--- Your task ---
Copy out each line below that has the word "this" in it.

==== Data records ====

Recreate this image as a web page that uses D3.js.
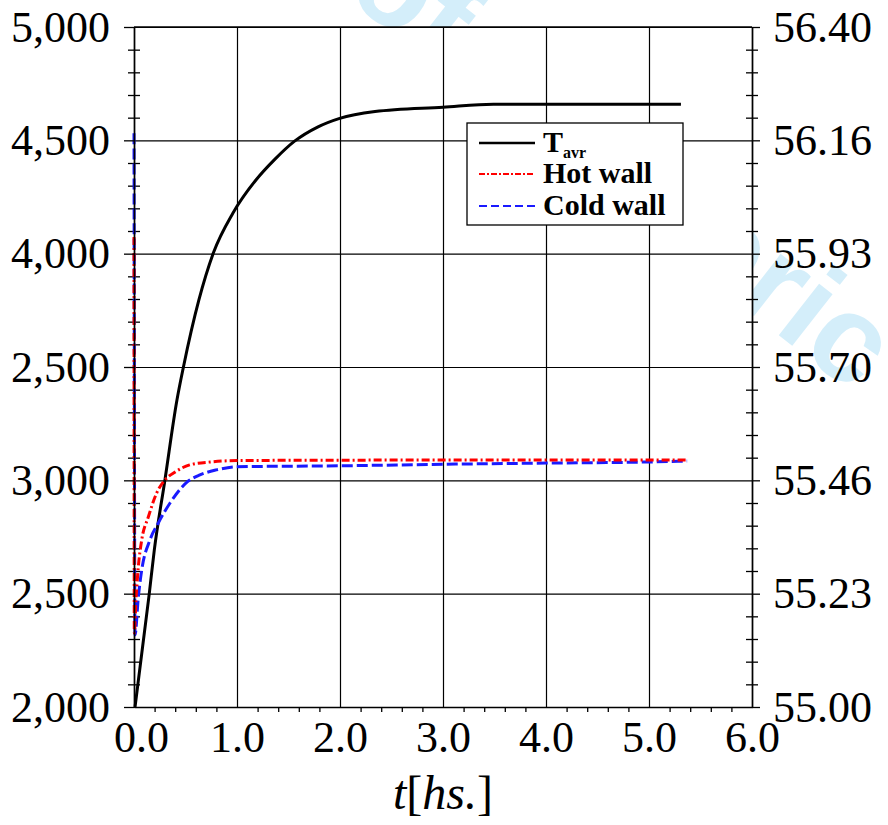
<!DOCTYPE html>
<html>
<head>
<meta charset="utf-8">
<script src="https://cdn.jsdelivr.net/npm/d3@7"></script>
<style>
body { margin: 0; background: #fff; }
text { font-family: "Liberation Serif", "DejaVu Serif", serif; fill: #000; }
</style>
</head>
<body>
<svg id="myGraph" width="888" height="825"></svg>
<script>
// tick values + labels (left labels copied as printed)
var xTicks = [0, 1, 2, 3, 4, 5, 6];
var xTickLabels = ["0.0", "1.0", "2.0", "3.0", "4.0", "5.0", "6.0"];
var yLeftTicks = [2000, 2500, 3000, 3500, 4000, 4500, 5000];
var yLeftLabels = ["2,000", "2,500", "3,000", "2,500", "4,000", "4,500", "5,000"];
var yRightTicks = [55.00, 55.2333, 55.4667, 55.70, 55.9333, 56.1667, 56.40];
var yRightLabels = ["55.00", "55.23", "55.46", "55.70", "55.93", "56.16", "56.40"];

// T_avr (right axis)
var tAvrX = [0.01, 0.148, 0.197, 0.30, 0.417, 0.48, 0.63, 0.771, 0.961, 1.184, 1.369, 1.559, 1.782, 1.997, 2.34, 3.0, 3.49, 5.31];
var tAvrY = [55.000, 55.233, 55.323, 55.467, 55.632, 55.700, 55.838, 55.935, 56.017, 56.085, 56.128, 56.165, 56.194, 56.212, 56.226, 56.235, 56.241, 56.241];

// hot wall (left axis)
var hotX = [0.0, 0.003, 0.019, 0.042, 0.075, 0.139, 0.22, 0.30, 0.40, 0.54, 0.74, 1.0, 2.0, 5.37];
var hotY = [4074, 2326, 2472, 2618, 2737, 2838, 2944, 3001, 3037, 3068, 3081, 3087, 3089, 3090];

// cold wall (left axis)
var coldX = [0.0, 0.01, 0.042, 0.075, 0.155, 0.236, 0.35, 0.517, 0.64, 0.80, 1.0, 2.0, 3.0, 4.0, 5.0, 5.37];
var coldY = [4531, 2318, 2485, 2604, 2737, 2812, 2900, 2993, 3024, 3046, 3060, 3064, 3071, 3076, 3081, 3085];

var padL = 134, padT = 27, width = 618, height = 680;
var svg = d3.select("#myGraph");

// faint watermark behind the figure
svg.append("text")
  .attr("transform", "translate(343,-5) rotate(38)")
  .style("font-family", "'Liberation Sans', Arial, sans-serif")
  .style("font-weight", "bold")
  .style("font-size", "124px")
  .style("fill", "#d4eefa")
  .text("of Numeric");

var g = svg.append("g").attr("transform", "translate(" + padL + "," + padT + ")");

g.append("rect").attr("width", width).attr("height", height).attr("fill", "#fff");

var x = d3.scaleLinear().domain([0, 6]).range([0, width]);
var yL = d3.scaleLinear().domain([2000, 5000]).range([height, 0]);
var yR = d3.scaleLinear().domain([55.0, 56.4]).range([height, 0]);

//grid
g.append("g")
  .call(d3.axisLeft(yL).tickValues(yLeftTicks).tickSize(-width).tickFormat(""))
  .call(function(s){ s.select(".domain").remove(); })
  .selectAll("line").attr("stroke", "#000").attr("stroke-width", 1.2);
g.append("g")
  .attr("transform", "translate(0," + height + ")")
  .call(d3.axisBottom(x).tickValues(xTicks).tickSize(-height).tickFormat(""))
  .call(function(s){ s.select(".domain").remove(); })
  .selectAll("line").attr("stroke", "#000").attr("stroke-width", 1.2);

// minor ticks
var minorY = d3.range(2100, 5000, 100).filter(function(d){ return d % 500 != 0; });
var mL = g.append("g").call(d3.axisLeft(yL).tickValues(minorY).tickSize(6).tickFormat(""));
mL.select(".domain").remove();
mL.selectAll(".tick line").attr("x1", 6).attr("x2", -6).attr("stroke", "#000").attr("stroke-width", 1.3);
var mR = g.append("g").attr("transform", "translate(" + width + ",0)")
  .call(d3.axisRight(yL).tickValues(minorY).tickSize(6).tickFormat(""));
mR.select(".domain").remove();
mR.selectAll(".tick line").attr("x1", -6).attr("x2", 6).attr("stroke", "#000").attr("stroke-width", 1.3);
var minorX = d3.range(0.2, 6, 0.2).filter(function(d){ return Math.abs(d - Math.round(d)) > 0.01; });
var mB = g.append("g").attr("transform", "translate(0," + height + ")")
  .call(d3.axisBottom(x).tickValues(minorX).tickSize(5).tickFormat(""));
mB.select(".domain").remove();
mB.selectAll(".tick line").attr("stroke", "#000").attr("stroke-width", 1.3);

// lines
function pts(xs, ys){ return xs.map(function(d, i){ return [d, ys[i]]; }); }

var lineL = d3.line().x(function(d){ return x(d[0]); }).y(function(d){ return yL(d[1]); }).curve(d3.curveMonotoneX);
var lineR = d3.line().x(function(d){ return x(d[0]); }).y(function(d){ return yR(d[1]); }).curve(d3.curveMonotoneX);

g.append("path").datum(pts(tAvrX, tAvrY))
  .attr("d", lineR).attr("fill", "none").attr("stroke", "#000").attr("stroke-width", 3);
g.append("path").datum(pts(coldX, coldY))
  .attr("d", lineL).attr("fill", "none").attr("stroke", "#1a1aff").attr("stroke-width", 3)
  .attr("stroke-dasharray", "11,4");
g.append("path").datum(pts(hotX, hotY))
  .attr("d", lineL).attr("fill", "none").attr("stroke", "#ff0000").attr("stroke-width", 3)
  .attr("stroke-dasharray", "8,3,2,3");

// axes
var axL = g.append("g")
  .call(d3.axisLeft(yL).tickValues(yLeftTicks).tickSizeInner(10).tickSizeOuter(0).tickPadding(14)
    .tickFormat(function(d, i){ return yLeftLabels[i]; }));
var axR = g.append("g").attr("transform", "translate(" + width + ",0)")
  .call(d3.axisRight(yR).tickValues(yRightTicks).tickSizeInner(8).tickSizeOuter(0).tickPadding(13)
    .tickFormat(function(d, i){ return yRightLabels[i]; }));
var axB = g.append("g").attr("transform", "translate(0," + height + ")")
  .call(d3.axisBottom(x).tickValues(xTicks).tickSizeInner(0).tickSizeOuter(0).tickPadding(14)
    .tickFormat(function(d, i){ return xTickLabels[i]; }));
axB.selectAll(".tick text").attr("dx", function(d, i){ return i == 0 ? 7 : 0; });

[axL, axR, axB].forEach(function(a){
  a.select(".domain").attr("stroke", "#000").attr("stroke-width", 1.6);
  a.selectAll(".tick line").attr("stroke", "#000").attr("stroke-width", 1.3);
  a.selectAll(".tick text").style("font-size", "44px").style("font-family", "'Liberation Serif', serif").attr("fill", "#000");
});
// top border
g.append("line").attr("x1", 0).attr("x2", width).attr("y1", 0).attr("y2", 0)
  .attr("stroke", "#000").attr("stroke-width", 1.3);

// axis title
var title = svg.append("text").attr("x", 443).attr("y", 809)
  .attr("text-anchor", "middle").style("font-size", "48px");
title.append("tspan").style("font-style", "italic").text("t");
title.append("tspan").text("[");
title.append("tspan").style("font-style", "italic").text("hs.");
title.append("tspan").text("]");

// legend
var lg = svg.append("g");
lg.append("rect").attr("x", 467).attr("y", 123).attr("width", 216).attr("height", 102)
  .attr("fill", "#fff").attr("stroke", "#000").attr("stroke-width", 1.3);
var legendNames = ["T", "Hot wall", "Cold wall"];
var legendColors = ["#000", "#ff0000", "#1a1aff"];
var legendDash = [null, "6,2,2,2", "8,4"];
var legendY = [143, 174, 206];
legendNames.forEach(function(name, i){
  lg.append("line").attr("x1", 479).attr("x2", 535).attr("y1", legendY[i]).attr("y2", legendY[i])
    .attr("stroke", legendColors[i]).attr("stroke-width", i == 0 ? 2.5 : 2.2)
    .attr("stroke-dasharray", legendDash[i]);
  var t = lg.append("text").attr("x", 543).attr("y", legendY[i] + 9)
    .style("font-size", "30px").style("font-weight", "bold").text(name);
  if (i == 0) {
    t.append("tspan").attr("dy", 6).style("font-size", "16px").text("avr");
  }
});
</script>
</body>
</html>
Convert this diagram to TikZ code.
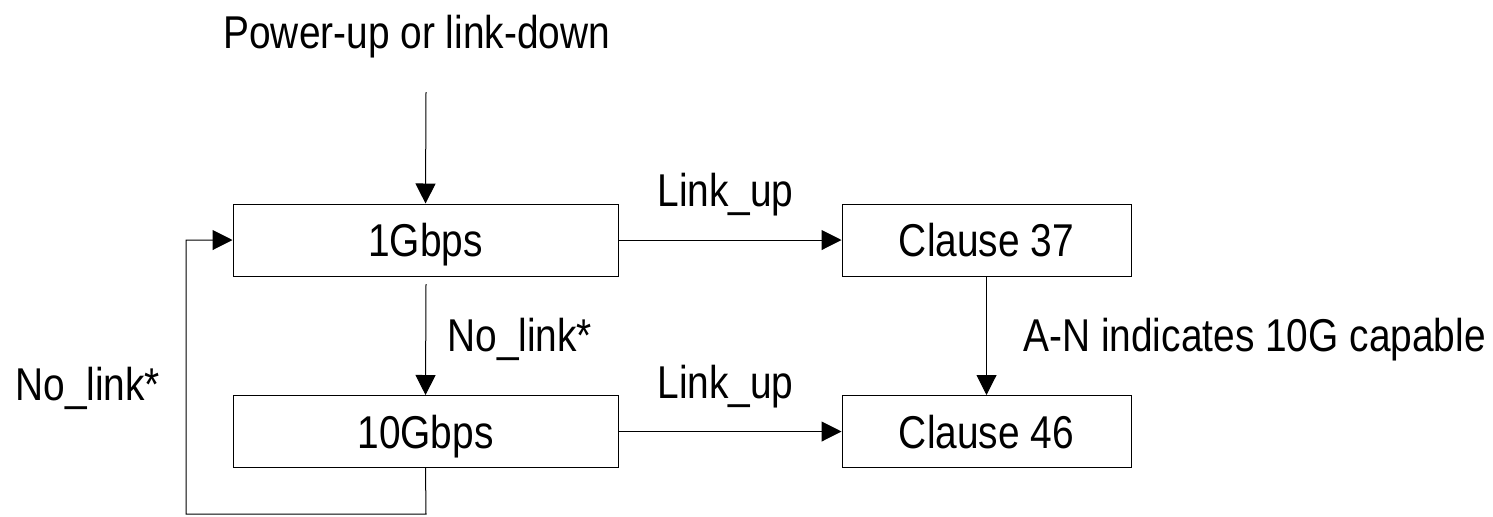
\documentclass[tikz,border=0pt]{standalone}
\usepackage{fontspec}
\setmainfont{Liberation Sans}[FakeStretch=0.845]
\usetikzlibrary{arrows.meta}
\begin{document}
\begin{tikzpicture}[x=0.5pt,y=-0.5pt,font=\fontsize{23}{27}\selectfont]
\useasboundingbox (0,0) rectangle (1493,516);
\node[draw, line width=0.5pt, minimum width=192.5pt, minimum height=36pt, text height=16.5pt, text depth=0pt] (g1) at (425.5,240) {1Gbps};
\node[draw, line width=0.5pt, minimum width=192.5pt, minimum height=36pt, text height=16.5pt, text depth=0pt] (g10) at (425.5,431.5) {10Gbps};
\node[draw, line width=0.5pt, minimum width=144.5pt, minimum height=36pt, text height=16.5pt, text depth=0pt] (c37) at (986.5,240) {Clause 37};
\node[draw, line width=0.5pt, minimum width=144.5pt, minimum height=36pt, text height=16.5pt, text depth=0pt] (c46) at (986.5,431.5) {Clause 46};

\node[anchor=base west, inner sep=0pt] (pwr) at (223,48.3) {Power-up or link-down};
\node[anchor=base west, inner sep=0pt] (up1) at (657,206.7) {Link\_up};
\node[anchor=base west, inner sep=0pt] (up2) at (657,398) {Link\_up};
\node[anchor=base west, inner sep=0pt] (nl1) at (447,351) {No\_link*};
\node[anchor=base west, inner sep=0pt] (nl2) at (15,400) {No\_link*};
\node[anchor=base west, inner sep=0pt] (an) at (1023,351.7) {A-N indicates 10G capable};

\coordinate (start) at (426,92);
\coordinate (g1b) at (426,284);
\coordinate (lpa) at (426,514);
\coordinate (lpb) at (186,514);
\coordinate (lpc) at (186,240);

\path[draw,line width=0.5pt,->,>={Triangle[length=10pt,width=10pt]}] (start) -- (g1.north);
\path[draw,line width=0.5pt,->,>={Triangle[length=10pt,width=10pt]}] (g1.east) -- (c37.west);
\path[draw,line width=0.5pt,->,>={Triangle[length=10pt,width=10pt]}] (g10.east) -- (c46.west);
\path[draw,line width=0.5pt,->,>={Triangle[length=10pt,width=10pt]}] (g1b) -- (g10.north);
\path[draw,line width=0.5pt,->,>={Triangle[length=10pt,width=10pt]}] (c37.south) -- (c46.north);
\path[draw,line width=0.5pt,->,>={Triangle[length=10pt,width=10pt]}] (g10.south) -- (lpa) -- (lpb) -- (lpc) -- (g1.west);

\end{tikzpicture}
\end{document}
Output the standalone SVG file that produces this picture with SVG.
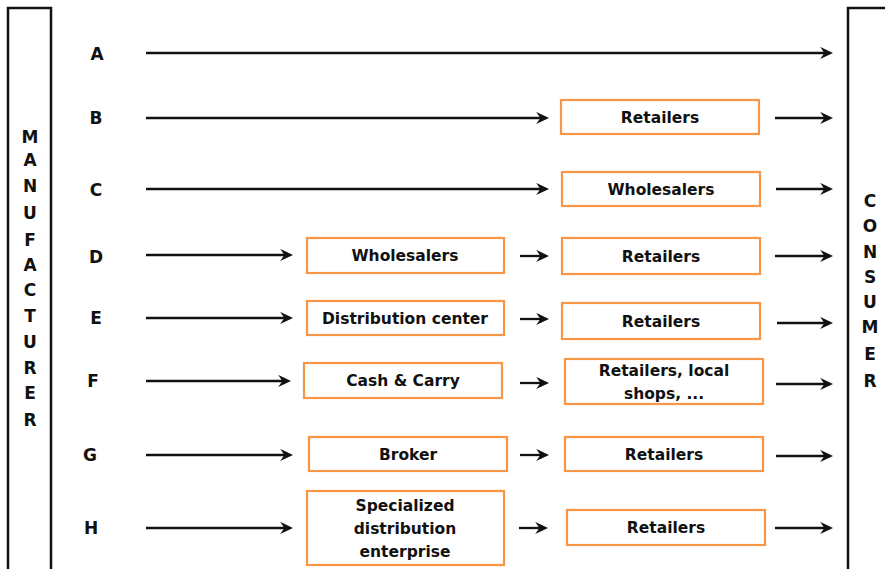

====

--- The reply ---
Recreate this image as a web page that uses D3.js.
Convert this diagram to TikZ code.
Output the standalone SVG file that produces this picture with SVG.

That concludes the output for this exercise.